In a 1993 case, the Florida Supreme Court addressed the issue of "unnotarized oaths." State v. Shearer, 617 So.2d (Fla. App. 5 Dist. 1993). This case may significantly affect the role of notaries in Florida because it recognized an acceptable alternative oath that may be used for verified or sworn written documents. A person using the alternative oath would not need the services of a notary public or other official authorized to administer oaths.

The alternative method of making verified (or sworn) documents is set forth in section 92.525, Florida Statutes, and provides that a signed written declaration can substitute for a notarized oath if it contains the following language: "Under penalties of perjury, I declare that I have read the foregoing [document] and that the facts stated in it are true." The written declaration must be printed or typed at the end of or immediately below the document being verified and above the signature of the person making the declaration. By signing a document with that language, a person can make a sworn written statement without having it notarized.

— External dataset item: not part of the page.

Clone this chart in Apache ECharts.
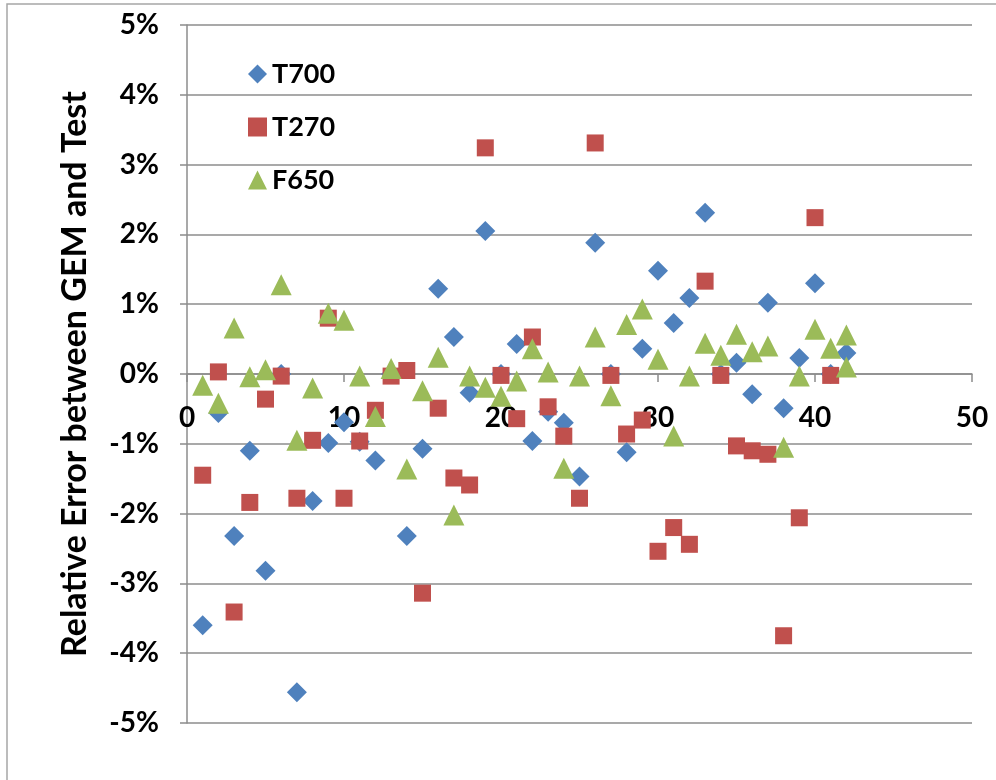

The Court noted that because the oath starts with the words, "Under penalties of perjury," a person who falsely signs such an oath could be convicted of perjury, just as one who signs and falsely swears to a document before a notary public or other official authorized to administer oaths. For this reason, the Court concluded that the alternative oath was acceptable for the purpose of filing a motion required to be sworn to by the court rules.

The alternative oath was enacted by the Legislature in 1986 but has not gained much popularity. Perhaps, the Shearer case will cause an increased usage of "unnotarized oaths."